Legislative elections were held in the Russian SFSR in March 1990 as part of the regional elections across the Soviet Union. The first round was held on 4 March, and the second round on 14, 17 and 18 March. Members of the Communist Party of the Soviet Union (CPSU) won 920 of the 1,068 seats, although several were supporters of the Democratic Russia movement.

They were the first and only free elections to the Congress of People's Deputies of the RSFSR. The legislature became the Congress of People's Deputies of the Russian Federation after the dissolution of the Soviet Union, and was dissolved by Yeltsin in October 1993 during the constitutional crisis of 1993 and replaced by the Federal Assembly.

==Electoral system==
The electoral system was changed following criticism of the 1989 Soviet Union legislative election. The seats for social organisations were abolished and candidate nomination criteria were relaxed, with the local electoral commission screening stage scrapped.

The elections were held using the two-round system; to be elected in the first round, a candidate had to receive over 50% of the vote and voter turnout be at least 50%. Of the 1,068 seats in the Congress of People's Deputies, 900 were elected in territorial constituencies and 168 in national-territorial constituencies (84 from krais, oblasts and the cities of Leningrad and Moscow, 64 from 16 autonomous republics, 10 from five autonomous oblasts and 10 from autonomous okrugs).

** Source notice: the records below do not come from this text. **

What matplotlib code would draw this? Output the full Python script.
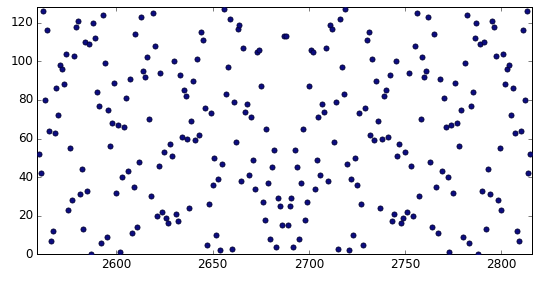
import matplotlib
matplotlib.use("Agg")
import matplotlib.pyplot as plt

plt.style.use("classic")

# x positions: consecutive integers 2560..2815
x_start = 2560
x_end = 2815

# y values, one per integer x
y_values = [
    52, 42, 126, 80, 116, 64, 7, 12, 63, 86,        # 2560-2569
    72, 98, 96, 88, 104, 23, 55, 28, 103, 118,      # 2570-2579
    121, 31, 44, 13, 110, 33, 109, 0, 120, 112,     # 2580-2589
    84, 77, 6, 124, 99, 9, 75, 56, 68, 89,          # 2590-2599
    32, 67, 1, 40, 66, 81, 43, 91, 11, 35,          # 2600-2609
    114, 14, 48, 123, 95, 92, 102, 70, 30, 125,     # 2610-2619
    108, 20, 46, 94, 22, 53, 19, 16, 57, 51,        # 2620-2629
    100, 21, 17, 93, 61, 85, 82, 60, 24, 69,        # 2630-2639
    90, 59, 101, 62, 115, 111, 76, 5, 26, 73,       # 2640-2649
    36, 50, 10, 39, 2, 47, 127, 83, 97, 122,        # 2650-2659
    3, 79, 58, 117, 119, 38, 107, 74, 78, 41,       # 2660-2669
    71, 49, 34, 105, 106, 87, 27, 18, 65, 37,       # 2670-2679
    8, 45, 54, 4, 29, 25, 15, 113, 113, 15,         # 2680-2689
    25, 29, 4, 54, 45, 8, 37, 65, 18, 27,           # 2690-2699
    87, 106, 105, 34, 49, 71, 41, 78, 74, 107,      # 2700-2709
    38, 119, 117, 58, 79, 3, 122, 97, 83, 127,      # 2710-2719
    47, 2, 39, 10, 50, 36, 73, 26, 5, 76,           # 2720-2729
    111, 115, 62, 101, 59, 90, 69, 24, 60, 82,      # 2730-2739
    85, 61, 93, 17, 21, 100, 51, 57, 16, 19,        # 2740-2749
    53, 22, 94, 46, 20, 108, 125, 30, 70, 102,      # 2750-2759
    92, 95, 123, 48, 14, 114, 35, 11, 91, 43,       # 2760-2769
    81, 66, 40, 1, 67, 32, 89, 68, 56, 75,          # 2770-2779
    9, 99, 124, 6, 77, 84, 112, 120, 0, 109,        # 2780-2789
    33, 110, 13, 44, 31, 121, 118, 103, 28, 55,     # 2790-2799
    23, 104, 88, 96, 98, 72, 86, 63, 12, 7,         # 2800-2809
    64, 116, 80, 126, 42, 52,                       # 2810-2815
]
x_values = list(range(x_start, x_end + 1))

x_ticks = [2600, 2650, 2700, 2750, 2800]
y_ticks = [0, 20, 40, 60, 80, 100, 120]

fig = plt.figure(figsize=(540 / 72, 282 / 72), dpi=72, facecolor="white")
ax = fig.add_axes([37.2 / 540, 1 - 254.3 / 282, (532.3 - 37.2) / 540, (254.3 - 7.3) / 282])
ax.scatter(x_values, y_values, s=26, c="#0c0c80", edgecolors="#000030", linewidths=0.8, zorder=3)
ax.set_xlim(2559, 2816)
ax.set_ylim(0, 128)
ax.set_xticks(x_ticks)
ax.set_yticks(y_ticks)
ax.tick_params(labelsize=12)
fig.savefig("out.png", dpi=72, facecolor="white")
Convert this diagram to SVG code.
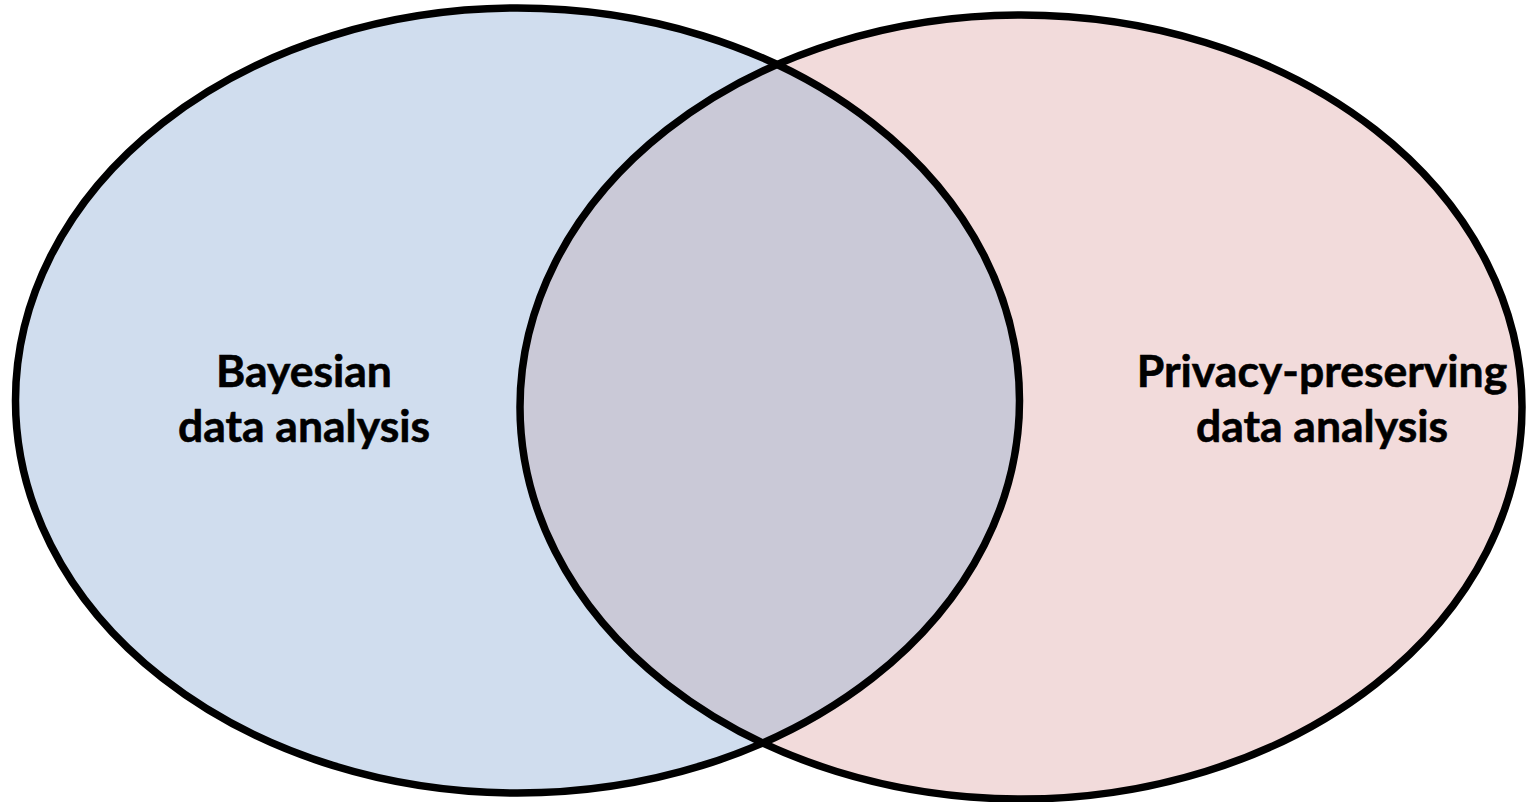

The elected members of the Congress of People's Deputies in turn elected members of the Supreme Soviet.

==Campaign==
A total of 6,705 candidates contested the elections. The CPSU was the only party to contest the elections, but was challenged by independent opposition candidates in nearly every seat, with only 33 uncontested. There were four main categories of candidates; Traditional Leninist communists, reformist communists supporting Mikhail Gorbachev's policies, Russian nationalists/neo-Stalinists, and democrats.

==Conduct==
While fraud was not widespread, several independent candidates were arbitrarily blocked from standing by having their registration refused, while some candidates' names were omitted from ballot papers. Vote counting was rigged in some areas where independent observers were unable to attend. With the media still dominated by the CPSU, the elections were deemed to be "semi-free".

==Results==
Only 121 seats were filled in the first round, with 947 going to a second round. Seven seats were left unfilled due to the turnout threshold requirement not being met. Voter turnout was 77% in the first round and 69% in the second.

Although 920 of the elected members were members of the CPSU, around 350 of those elected (CPSU or independents) were deemed to be in the democratic bloc and supportive of the Democratic Russia programme.

| Party |  | Seats |
|---|---|---|
|  | Communist Party of the Soviet Union | 920 |
|  | Non-partisans | 148 |
| Total |  | 1,068 |

==Aftermath==
The elected Congress began its first session on 16 May. Among the elected deputies from the CPSU was Boris Yeltsin, who was then elected by the Congress as Chairman of the Supreme Soviet of RSFSR, effectively the leader of Russia. Many CPSU members, including Yeltsin, subsequently resigned from the CPSU. The CPSU was temporarily banned by Yeltsin in August 1991 in the aftermath of the August Coup, and the CPSU, along with the Soviet Union, collapsed completely by December of the same year.